Bennett had the bad manners to question the addition—which you shouldn’t do.
I went to another hotel. It was full. Then to a third, where I obtained accommodation as good as had been offered to me at the first, at less than one-third of the price. And the dinner was excellent. And it was just as easy to visit the expiatory churches of William the Conqueror and his Matilda from the cheap hotel as from the dear one.
We Move & Are Still
He writes about rest and motion:
From Antibes to Dieppe…I motored 1,185 miles, averaging only 170 miles a day. And yet I seem to have lived in the car. On a tour one ought to motor only every other day. But one cannot. One is forced on and on by the distressing, irrational desire to arrive at a certain destination at a certain time.

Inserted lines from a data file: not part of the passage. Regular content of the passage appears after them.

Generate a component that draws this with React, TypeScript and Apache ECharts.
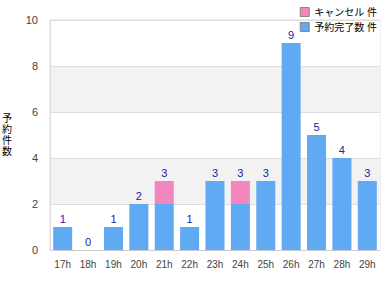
import React, { useEffect, useRef } from "react";
import * as echarts from "echarts";

const categories = ["17h", "18h", "19h", "20h", "21h", "22h", "23h", "24h", "25h", "26h", "27h", "28h", "29h"];
const blueValues = [1, 0, 1, 2, 2, 1, 3, 2, 3, 9, 5, 4, 3];
const pinkValues = [0, 0, 0, 0, 1, 0, 0, 1, 0, 0, 0, 0, 0];
const pinkName = "キャンセル 件";
const blueName = "予約完了数 件";
const yAxisName = "予約件数";

export default function App() {
  const ref = useRef<HTMLDivElement>(null);
  useEffect(() => {
    const chart = echarts.init(ref.current!, null, { renderer: "svg" });
    chart.setOption({
      animation: false,
      textStyle: { fontFamily: "Arial, 'Liberation Sans', 'Noto Sans CJK JP', sans-serif" },
      legend: {
        orient: "vertical",
        right: 8,
        top: 2,
        itemWidth: 9,
        itemHeight: 9,
        itemGap: 5,
        icon: "rect",
        textStyle: { fontSize: 10, color: "#000" },
        data: [
          { name: pinkName, itemStyle: { borderColor: "#888", borderWidth: 1 } },
          { name: blueName, itemStyle: { borderColor: "#888", borderWidth: 1 } },
        ],
      },
      grid: {
        left: 50, right: 10, top: 20, bottom: 50,
        containLabel: false,
        outerBoundsMode: "none",
        show: true, borderColor: "#ddd", borderWidth: 1, backgroundColor: "transparent",
      },
      xAxis: {
        type: "category",
        data: categories,
        axisLine: { lineStyle: { color: "#ccc" } },
        axisTick: { show: false },
        axisLabel: { color: "#444", fontSize: 10, margin: 9, interval: 0 },
      },
      yAxis: {
        type: "value",
        min: 0,
        max: 10,
        interval: 2,
        name: yAxisName.split("").join("\n"),
        nameLocation: "middle",
        nameGap: 38,
        nameRotate: 0,
        nameTextStyle: { color: "#000", fontSize: 10, lineHeight: 11 },
        axisLine: { show: true, lineStyle: { color: "#ddd" } },
        axisTick: { show: false },
        axisLabel: { color: "#444", fontSize: 11, margin: 12 },
        splitLine: { lineStyle: { color: "#ddd" } },
        splitArea: { show: true, areaStyle: { color: ["#ffffff", "#f2f2f2"] } },
      },
      series: [
        {
          name: blueName,
          type: "bar",
          stack: "a",
          data: blueValues,
          barWidth: 19,
          itemStyle: { color: "#60a9f3" },
        },
        {
          name: pinkName,
          type: "bar",
          stack: "a",
          data: pinkValues,
          barWidth: 19,
          itemStyle: { color: "#f486bf" },
          label: {
            show: true,
            position: "top",
            color: "#1e22a6",
            fontSize: 11,
            distance: 3,
            formatter: (p: any) => String(blueValues[p.dataIndex] + pinkValues[p.dataIndex]),
          },
        },
      ],
    });
    return () => chart.dispose();
  }, []);
  return <div ref={ref} style={{ width: 390, height: 300, position: "absolute", left: 0, top: 0 }} />;
}
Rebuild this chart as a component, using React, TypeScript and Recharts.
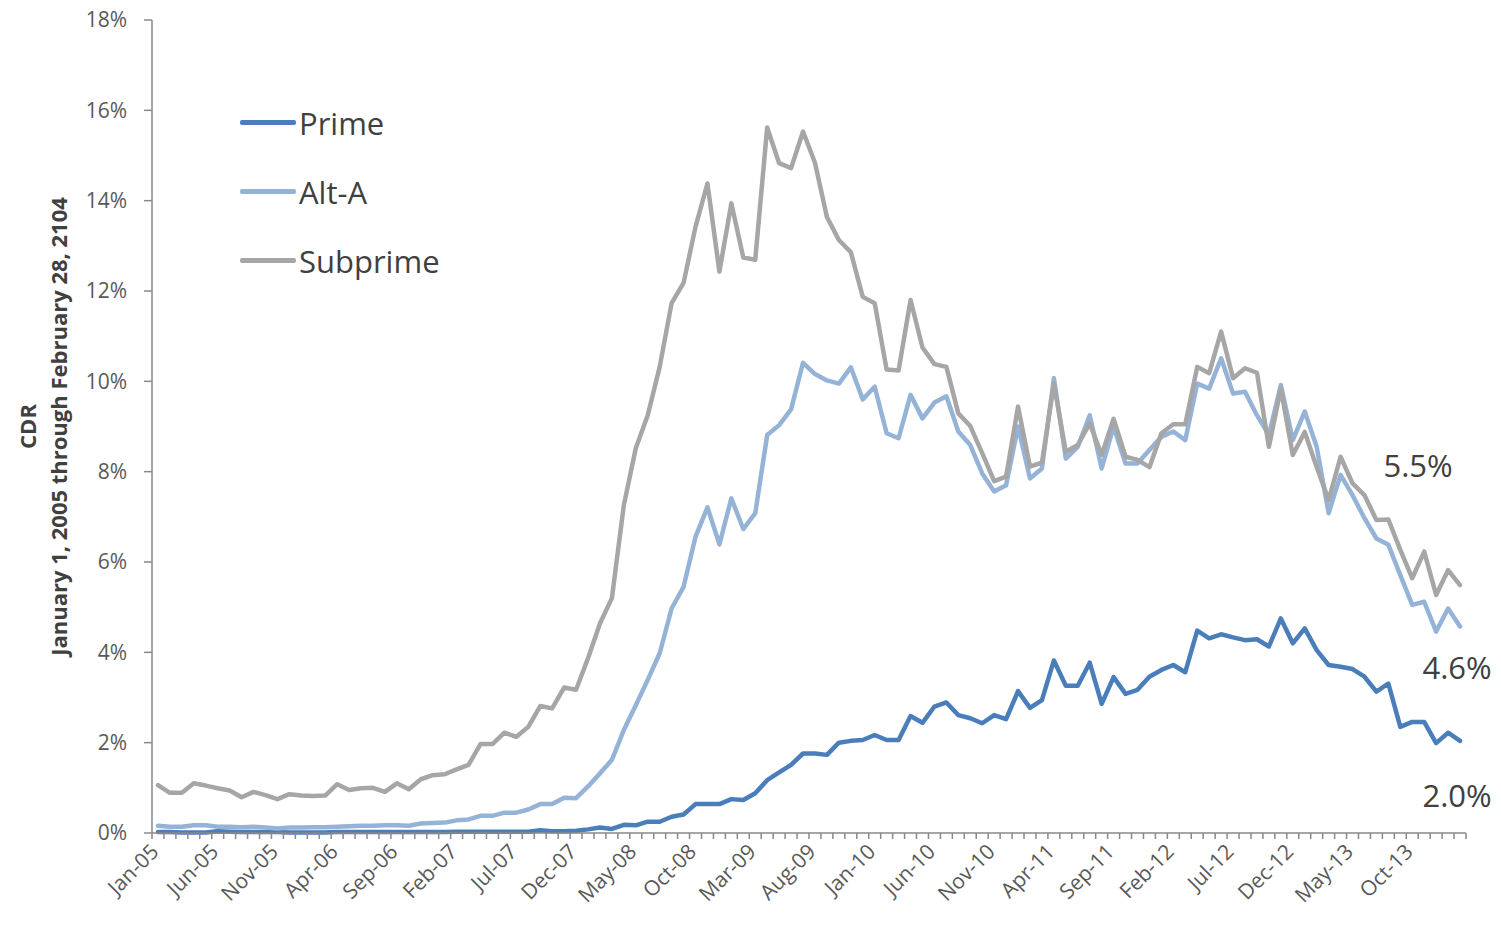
import { LineChart, Line, XAxis, YAxis, Legend, LabelList, Label } from "recharts";

const FONT = "'Open Sans', sans-serif";
const AXIS_COLOR = "#898989";
const TICK_COLOR = "#595959";
const TEXT_COLOR = "#404040";

const MONTH_NAMES = ["Jan", "Feb", "Mar", "Apr", "May", "Jun", "Jul", "Aug", "Sep", "Oct", "Nov", "Dec"];
// Jan-05 .. Feb-14, monthly
const MONTHS = Array.from(
  { length: 110 },
  (_, i) => `${MONTH_NAMES[i % 12]}-${String(5 + Math.floor(i / 12)).padStart(2, "0")}`
);

const PRIME = [
  0.02, 0.02, 0.01, 0.01, 0.01, 0.04, 0.03, 0.02, 0.02, 0.02,
  0.02, 0.01, 0.01, 0.01, 0.01, 0.02, 0.02, 0.02, 0.02, 0.02,
  0.02, 0.02, 0.02, 0.02, 0.02, 0.03, 0.03, 0.03, 0.03, 0.03,
  0.03, 0.03, 0.06, 0.04, 0.04, 0.05, 0.08, 0.12, 0.09, 0.18,
  0.17, 0.25, 0.25, 0.36, 0.41, 0.64, 0.64, 0.64, 0.75, 0.73,
  0.88, 1.17, 1.34, 1.51, 1.76, 1.76, 1.73, 2.0, 2.04, 2.06,
  2.17, 2.06, 2.06, 2.59, 2.44, 2.8, 2.89, 2.61, 2.54, 2.43,
  2.61, 2.52, 3.14, 2.77, 2.94, 3.82, 3.26, 3.26, 3.77, 2.86,
  3.45, 3.08, 3.17, 3.46, 3.61, 3.72, 3.56, 4.48, 4.31, 4.4,
  4.33, 4.27, 4.29, 4.13, 4.75, 4.2, 4.53, 4.05, 3.72, 3.68,
  3.63, 3.46, 3.13, 3.31, 2.35, 2.46, 2.46, 1.99, 2.22, 2.04,
];

const ALT_A = [
  0.16, 0.14, 0.14, 0.17, 0.17, 0.14, 0.14, 0.13, 0.14, 0.12,
  0.1, 0.12, 0.12, 0.13, 0.13, 0.14, 0.15, 0.16, 0.16, 0.17,
  0.17, 0.16, 0.21, 0.22, 0.23, 0.28, 0.3, 0.38, 0.38, 0.45,
  0.45, 0.52, 0.64, 0.64, 0.78, 0.77, 1.03, 1.32, 1.62, 2.28,
  2.83, 3.39, 3.98, 4.97, 5.45, 6.56, 7.21, 6.39, 7.41, 6.73,
  7.08, 8.81, 9.03, 9.38, 10.41, 10.16, 10.02, 9.95, 10.31, 9.6,
  9.88, 8.85, 8.74, 9.7, 9.18, 9.53, 9.67, 8.89, 8.59, 7.96,
  7.56, 7.7, 9.0, 7.85, 8.07, 10.07, 8.29, 8.55, 9.25, 8.07,
  9.0, 8.18, 8.18, 8.48, 8.77, 8.89, 8.7, 9.95, 9.84, 10.51,
  9.73, 9.77, 9.25, 8.81, 9.92, 8.7, 9.33, 8.55, 7.08, 7.93,
  7.48, 6.97, 6.52, 6.38, 5.71, 5.05, 5.12, 4.46, 4.97, 4.57,
];

const SUBPRIME = [
  1.06, 0.89, 0.89, 1.1, 1.05, 0.99, 0.94, 0.79, 0.91, 0.84,
  0.75, 0.86, 0.83, 0.82, 0.83, 1.08, 0.95, 0.99, 1.0, 0.91,
  1.1, 0.97, 1.19, 1.28, 1.3, 1.41, 1.51, 1.97, 1.97, 2.22,
  2.13, 2.35, 2.81, 2.76, 3.22, 3.17, 3.87, 4.64, 5.2, 7.26,
  8.52, 9.25, 10.32, 11.73, 12.18, 13.42, 14.38, 12.43, 13.94, 12.74,
  12.69, 15.62, 14.83, 14.72, 15.53, 14.84, 13.64, 13.13, 12.86, 11.87,
  11.73, 10.26, 10.24, 11.8, 10.75, 10.38, 10.32, 9.29, 9.01, 8.41,
  7.79, 7.89, 9.44, 8.11, 8.2, 9.95, 8.44, 8.59, 9.07, 8.37,
  9.17, 8.33, 8.26, 8.1, 8.85, 9.05, 9.05, 10.32, 10.18, 11.1,
  10.07, 10.29, 10.19, 8.55, 9.84, 8.37, 8.88, 8.1, 7.37, 8.33,
  7.74, 7.48, 6.93, 6.94, 6.27, 5.64, 6.23, 5.27, 5.82, 5.49,
];

const SERIES_ORDER = ["Prime", "Alt-A", "Subprime"];
const Y_TICKS = [0, 2, 4, 6, 8, 10, 12, 14, 16, 18];
const LABEL_EVERY = 5;

const rows = MONTHS.map((month, i) => ({
  i,
  month,
  prime: PRIME[i],
  altA: ALT_A[i],
  subprime: SUBPRIME[i],
}));

// tick marks sit on the boundaries between months
const X_BOUNDS = Array.from({ length: MONTHS.length + 1 }, (_, k) => k - 0.5);

const WIDTH = 1501;
const HEIGHT = 927;
const MARGIN = { top: 20, right: 35, bottom: 0, left: 0 };
const Y_AXIS_W = 152;
const STEP = (WIDTH - MARGIN.right - Y_AXIS_W) / MONTHS.length;

function MonthTick(props: any) {
  const { x, y, payload } = props;
  const cat = payload.value + 0.5;
  const showLabel = cat % LABEL_EVERY === 0 && cat < MONTHS.length;
  const lx = x + STEP / 2 + 2;
  const ly = y + 20;
  return (
    <g>
      <line x1={x} x2={x} y1={y} y2={y + 6} stroke={AXIS_COLOR} strokeWidth={1.5} />
      {showLabel && (
        <text
          x={lx}
          y={ly}
          textAnchor="end"
          transform={`rotate(-45 ${lx} ${ly})`}
          fill={TICK_COLOR}
          fontSize={21}
          fontFamily={FONT}
        >
          {MONTHS[cat]}
        </text>
      )}
    </g>
  );
}

function YTitle(props: any) {
  const vb = props.viewBox;
  const cy = vb.y + vb.height / 2;
  return (
    <g fill={TEXT_COLOR} fontFamily={FONT} fontWeight="bold" fontSize={22}>
      <text x={27} y={cy} textAnchor="middle" dominantBaseline="central" transform={`rotate(-90 27 ${cy})`}>
        CDR
      </text>
      <text x={58} y={cy} textAnchor="middle" dominantBaseline="central" transform={`rotate(-90 58 ${cy})`}>
        January 1, 2005 through February 28, 2104
      </text>
    </g>
  );
}

function renderLegend(props: any) {
  const items = [...(props.payload || [])].sort(
    (a: any, b: any) => SERIES_ORDER.indexOf(a.value) - SERIES_ORDER.indexOf(b.value)
  );
  return (
    <div style={{ display: "flex", flexDirection: "column" }}>
      {items.map((entry: any) => (
        <div key={entry.value} style={{ display: "flex", alignItems: "center", height: 69 }}>
          <div style={{ width: 56, height: 4.5, background: entry.color, borderRadius: 2 }} />
          <span style={{ marginLeft: 3, fontSize: 31, color: TEXT_COLOR, fontFamily: FONT, lineHeight: "normal" }}>
            {entry.value}
          </span>
        </div>
      ))}
    </div>
  );
}

const endLabel = (dx: number, dy: number) => (props: any) => {
  const { x, y, value, index } = props;
  if (index !== MONTHS.length - 1) return null;
  return (
    <text x={x + dx} y={y + dy} textAnchor="middle" fill={TEXT_COLOR} fontSize={31} fontFamily={FONT}>
      {`${Number(value).toFixed(1)}%`}
    </text>
  );
};

export default function App() {
  return (
    <div style={{ position: "absolute", left: 0, top: 0, width: WIDTH, height: HEIGHT, background: "#fff" }}>
      <LineChart width={WIDTH} height={HEIGHT} data={rows} margin={MARGIN}>
        <XAxis
          dataKey="i"
          type="number"
          domain={[-0.5, MONTHS.length - 0.5]}
          ticks={X_BOUNDS}
          interval={0}
          tickLine={false}
          tickSize={0}
          tickMargin={0}
          height={94}
          axisLine={{ stroke: AXIS_COLOR, strokeWidth: 1.5 }}
          tick={<MonthTick />}
        />
        <YAxis
          width={Y_AXIS_W}
          domain={[0, 18]}
          ticks={Y_TICKS}
          interval={0}
          tickFormatter={(v: number) => `${v}%`}
          tickSize={8}
          tickMargin={17}
          axisLine={{ stroke: AXIS_COLOR, strokeWidth: 1.5 }}
          tickLine={{ stroke: AXIS_COLOR, strokeWidth: 1.5 }}
          tick={{ fill: TICK_COLOR, fontSize: 21, fontFamily: FONT }}
        >
          <Label content={<YTitle />} />
        </YAxis>
        <Legend
          layout="vertical"
          align="center"
          verticalAlign="middle"
          itemSorter={null}
          content={renderLegend}
          wrapperStyle={{ left: 240, top: 88, width: 320, height: "auto" }}
        />
        <Line
          name="Prime"
          dataKey="prime"
          type="linear"
          stroke="#4A7EBB"
          strokeWidth={4.5}
          strokeLinejoin="round"
          strokeLinecap="round"
          dot={false}
          isAnimationActive={false}
        >
          <LabelList dataKey="prime" content={endLabel(-3, 66)} />
        </Line>
        <Line
          name="Alt-A"
          dataKey="altA"
          type="linear"
          stroke="#95B3D7"
          strokeWidth={4.5}
          strokeLinejoin="round"
          strokeLinecap="round"
          dot={false}
          isAnimationActive={false}
        >
          <LabelList dataKey="altA" content={endLabel(-3, 52)} />
        </Line>
        <Line
          name="Subprime"
          dataKey="subprime"
          type="linear"
          stroke="#A6A6A6"
          strokeWidth={4.5}
          strokeLinejoin="round"
          strokeLinecap="round"
          dot={false}
          isAnimationActive={false}
        >
          <LabelList dataKey="subprime" content={endLabel(-42, -108)} />
        </Line>
      </LineChart>
    </div>
  );
}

Someone was the first person who was aware that he slept in a moving vehicle, which might have been very early. I guess the Tartars slept on their horses, but sleeping in a car is different, or in a wagon. You know you’re moving, and you’re sleeping too. Since the rest and motion problem is authentically philosophic, it is well to see its forms. In every novel we’ll meet rest and motion, because the purpose of being a philosophic subject is to get everywhere. And if you’re a philosophic subject you will get everywhere. Otherwise you’ll lose your standing.
How Good Are We?
The matter of ethics is present: the idea that we are not as we ought to be. There is the statement, in the Anglican Book of Common Prayer, “We have done those things which we ought not to have done. And there is no health in us”—no wholeness. Bennett has this feeling. A human being has the possibility of criticizing himself, which he takes either consciously or unconsciously, but take it he will. Bennett says:
I muse, vaguely, meanderingly, reaching however the clear conclusion that the desired goal of moral perfection is still somewhat distant, and that I am often maladroit in my social relations and lacking perseverance in the pursuit of righteousness. In short, that there are better men on the revolving ball.
That doesn’t follow, because, whether there are better men or not, one can still be dissatisfied with oneself.
Bennett feels that a fox terrier may have trouble too:
Then a fox-terrier comes ambling along on some secret and no doubt sinister enterprise of his own, and disappears.
*I.e., places known for their Renaissance architecture.